Spain is now home to 20 percent of the world’s green hydrogen projects — second only to the United States.

Last year Spanish energy giant Iberdrola started operating what it says is the largest green hydrogen plant for industrial use in Europe, in the former mining town of Puertollano.

The plant uses 100 megawatts of solar panels to produce green hydrogen, which is stored in huge white storage tanks.

The initial goal is for it to provide 10 percent of the energy needed by a neighbouring factory belonging to fertiliser maker Fertiberia.

This will prevent the release of 48,000 tonnes of planet-warming carbon dioxide per year according to Iberdrola.

From Andalusia to the Basque Country, green hydrogen megaprojects are multiplying in Spain, a leading country in this promising sector.
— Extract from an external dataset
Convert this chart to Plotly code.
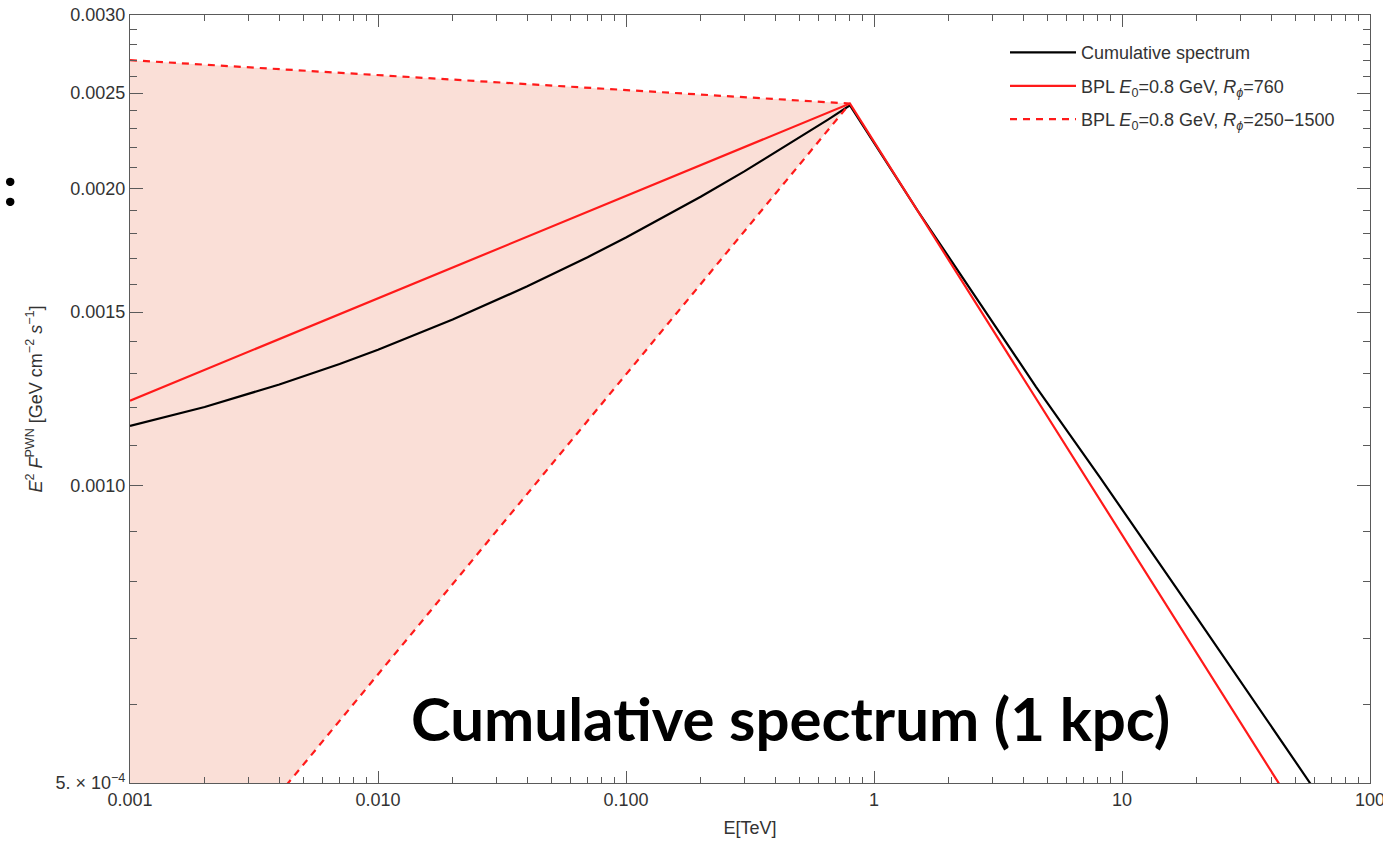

It’s still a risky bet while the economic model for this ‘energy of the future’ remains to be found. (Photo by Valentin BONTEMPS / AFP)

If the pilot project works, Iberdrola will launch a “much more important second phase” to meet 100 percent of the fertiliser plant’s energy needs, said Javier Plaza, head of Iberdrola’s green hydrogen division.
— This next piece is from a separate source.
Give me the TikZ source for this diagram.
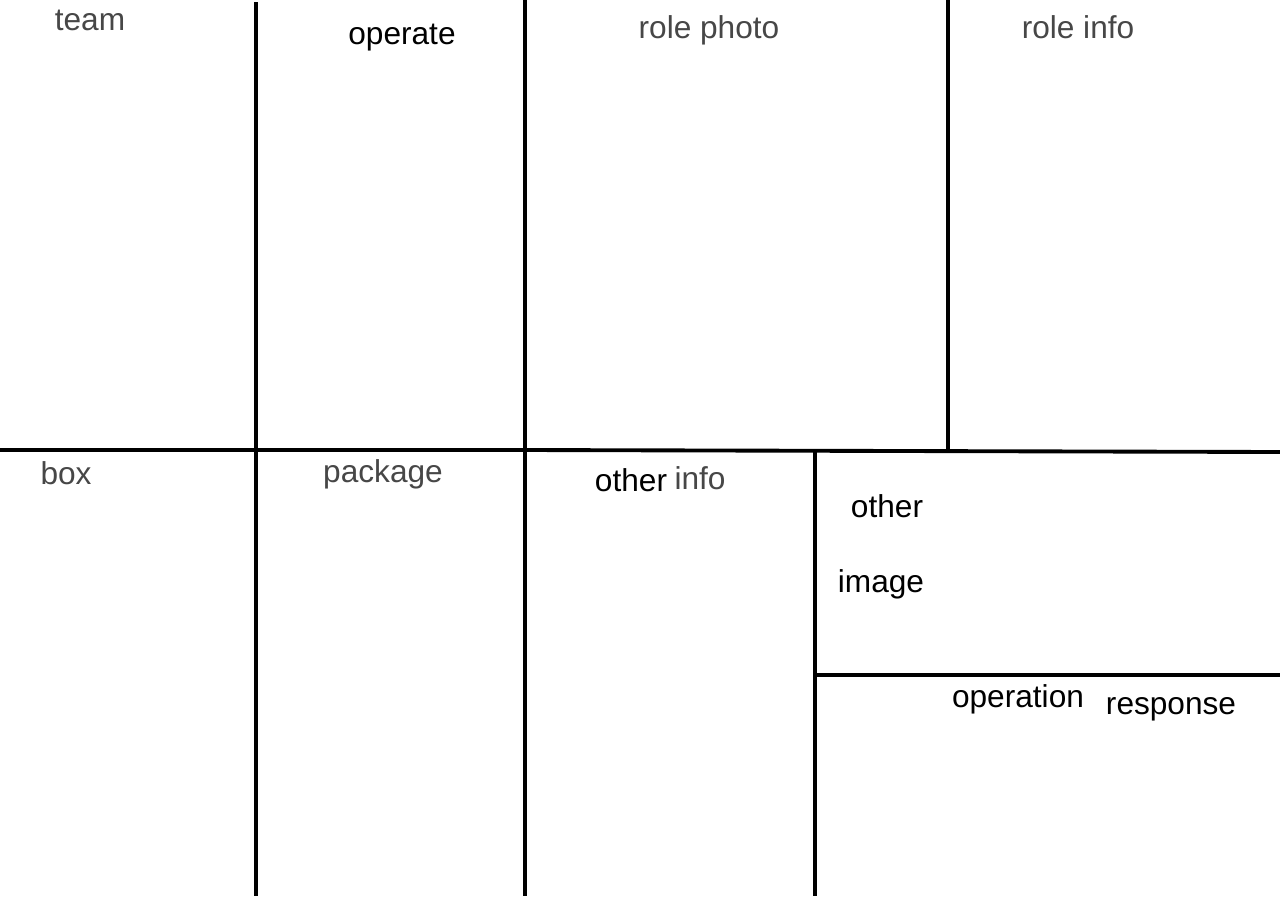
\documentclass[tikz,border=0pt]{standalone}
\usepackage{fontspec}
\setmainfont{Liberation Sans}
\usepackage{tikz}

\begin{document}
\begin{tikzpicture}[x=0.02cm,y=-0.02cm,
  wall/.style={line width=2.2pt, black},
  lbl/.style={anchor=base, inner sep=0pt, font=\fontsize{18}{20}\selectfont},
  faint/.style={lbl, text=black!72}]
\useasboundingbox (0,0) rectangle (1280,896);
% Grid lines
\draw[wall] (0,450) -- (525,450) -- (1280,452);
\draw[wall] (256,2) -- (256,896);
\draw[wall] (525,0) -- (525,896);
\draw[wall] (948,0) -- (948,452);
\draw[wall] (815,452) -- (815,896);
\draw[wall] (815,675) -- (1280,675);
% Top row
\node[faint] (team) at (90,30) {team};
\node[lbl] (operate) at (402,44) {operate};
\node[faint] (rolephoto) at (709,38) {role photo};
\node[faint] (roleinfo) at (1078,38) {role info};
% Bottom row
\node[faint] (box) at (66,484) {box};
\node[faint] (package) at (383,482) {package};
\node[lbl] (otherA) at (631,491) {other};
\node[faint] (info) at (700,489) {info};
\node[lbl] (otherB) at (887,517) {other};
\node[lbl] (image) at (881,592) {image};
\node[lbl] (operation) at (1018,707) {operation};
\node[lbl] (response) at (1171,714) {response};
\end{tikzpicture}
\end{document}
Rival Spanish energy firms such as Cepsa and Repsol have in recent months launched similar projects.

In Spain’s sunny southern Andalusia region, three billion euros is being invested to create a “green hydrogen valley” where two large factories will produce 300,000 tonnes of green hydrogen per year from 2027.
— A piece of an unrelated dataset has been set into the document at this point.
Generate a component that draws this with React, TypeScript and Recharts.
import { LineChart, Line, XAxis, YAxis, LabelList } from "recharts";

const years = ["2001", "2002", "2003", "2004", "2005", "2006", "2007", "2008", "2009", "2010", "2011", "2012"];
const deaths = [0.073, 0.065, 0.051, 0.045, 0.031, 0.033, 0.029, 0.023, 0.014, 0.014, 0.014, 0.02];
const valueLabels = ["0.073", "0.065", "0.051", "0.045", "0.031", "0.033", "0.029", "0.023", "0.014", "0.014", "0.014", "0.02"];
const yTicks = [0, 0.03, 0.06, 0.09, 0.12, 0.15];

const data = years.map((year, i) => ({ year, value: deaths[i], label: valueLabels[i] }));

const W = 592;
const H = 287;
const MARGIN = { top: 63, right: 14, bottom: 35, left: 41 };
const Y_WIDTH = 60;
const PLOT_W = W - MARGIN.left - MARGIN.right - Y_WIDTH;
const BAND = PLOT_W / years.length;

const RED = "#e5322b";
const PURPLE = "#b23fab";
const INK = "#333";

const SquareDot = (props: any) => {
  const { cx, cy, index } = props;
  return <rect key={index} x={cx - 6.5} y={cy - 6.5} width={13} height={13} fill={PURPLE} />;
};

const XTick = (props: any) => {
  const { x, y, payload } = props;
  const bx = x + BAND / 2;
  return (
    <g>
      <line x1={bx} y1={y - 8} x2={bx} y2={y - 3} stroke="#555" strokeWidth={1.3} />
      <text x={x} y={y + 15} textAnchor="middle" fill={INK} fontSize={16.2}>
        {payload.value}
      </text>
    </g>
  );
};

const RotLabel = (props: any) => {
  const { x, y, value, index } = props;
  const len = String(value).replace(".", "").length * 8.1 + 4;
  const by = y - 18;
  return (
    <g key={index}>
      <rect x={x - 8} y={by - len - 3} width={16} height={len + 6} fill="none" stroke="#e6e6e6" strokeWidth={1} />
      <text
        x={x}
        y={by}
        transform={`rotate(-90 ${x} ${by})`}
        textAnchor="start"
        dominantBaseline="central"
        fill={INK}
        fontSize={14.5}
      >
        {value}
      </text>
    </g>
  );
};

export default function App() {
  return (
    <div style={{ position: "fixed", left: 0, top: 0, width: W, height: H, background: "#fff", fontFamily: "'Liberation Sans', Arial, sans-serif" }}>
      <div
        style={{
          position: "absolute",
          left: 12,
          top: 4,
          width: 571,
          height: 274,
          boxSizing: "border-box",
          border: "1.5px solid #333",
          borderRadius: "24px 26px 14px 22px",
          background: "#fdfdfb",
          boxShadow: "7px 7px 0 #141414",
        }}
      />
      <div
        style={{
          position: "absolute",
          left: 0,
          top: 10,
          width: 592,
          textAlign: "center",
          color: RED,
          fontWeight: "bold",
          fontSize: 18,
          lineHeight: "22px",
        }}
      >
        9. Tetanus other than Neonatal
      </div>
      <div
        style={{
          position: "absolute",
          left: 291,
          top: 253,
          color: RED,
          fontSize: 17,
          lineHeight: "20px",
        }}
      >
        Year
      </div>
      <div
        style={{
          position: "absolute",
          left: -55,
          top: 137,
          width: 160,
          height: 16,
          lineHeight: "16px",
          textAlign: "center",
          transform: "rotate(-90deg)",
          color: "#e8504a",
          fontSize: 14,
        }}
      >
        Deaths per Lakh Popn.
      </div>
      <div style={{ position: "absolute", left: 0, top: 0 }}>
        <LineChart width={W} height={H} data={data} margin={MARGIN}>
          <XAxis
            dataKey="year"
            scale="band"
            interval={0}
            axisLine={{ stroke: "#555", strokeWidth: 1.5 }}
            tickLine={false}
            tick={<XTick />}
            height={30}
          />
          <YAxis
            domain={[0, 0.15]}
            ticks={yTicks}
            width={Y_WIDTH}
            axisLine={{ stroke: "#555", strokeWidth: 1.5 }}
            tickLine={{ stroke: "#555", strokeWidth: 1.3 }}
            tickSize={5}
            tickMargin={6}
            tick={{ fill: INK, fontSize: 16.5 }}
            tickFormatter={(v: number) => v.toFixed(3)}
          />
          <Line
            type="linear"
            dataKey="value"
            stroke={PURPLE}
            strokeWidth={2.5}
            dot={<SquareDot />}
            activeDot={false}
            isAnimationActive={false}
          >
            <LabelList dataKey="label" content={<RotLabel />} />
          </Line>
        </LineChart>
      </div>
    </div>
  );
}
In the northern region of Asturias 15 solar power parks will be built by 2030 to enable the annual production of 330,000 tonnes of green hydrogen.

Rafael Cossent, research associate professor in energy economics at Madrid’s Comillas Pontifical University, said there was an “effervescence” in the sector putting Spain in a leading role in green hydrogen production.

This is partly due to Spain’s abundant sun and wind power capabilities, he added.

The Spanish Hydrogen Association estimates there are currently 50 green hydrogen projects under development in the country.

Spain could potentially produce enough green hydrogen to cover its own needs and export to northern Europe, the association argues.

A major drawback for green hydrogen, however, has been the high cost of producing it.

Green hydrogen is made by using renewable energy such as wind, solar and hydropower. (Photo by ANDER GILLENEA / AFP)

While the price of the renewable energy used to make it has come down due to technological advances, green hydrogen has still not proven itself to be economically viable.

Massive use of green hydrogen will also require “complex transformations” by vehicles and industrial plants which make future demand for the fuel uncertain, said Cossent.

A green hydrogen economy will need a robust transportation infrastructure to transport it — which Spain is currently lacking.

The government is counting on a planned underwater pipeline between Barcelona and Marseille, dubbed H2Med, which is expected to transport some two million metric tonnes of hydrogen annually.

Hydrogen is difficult to contain without leakage however, making it challenging to store and transport, so delays to the pipeline are widely expected.

But the giants of the green hydrogen market are undeterred.

Iberdrola’s Plaza said it is important to get into green hydrogen early because “whoever starts first has the advantage”.

“We are talking about a long-term race,” he added.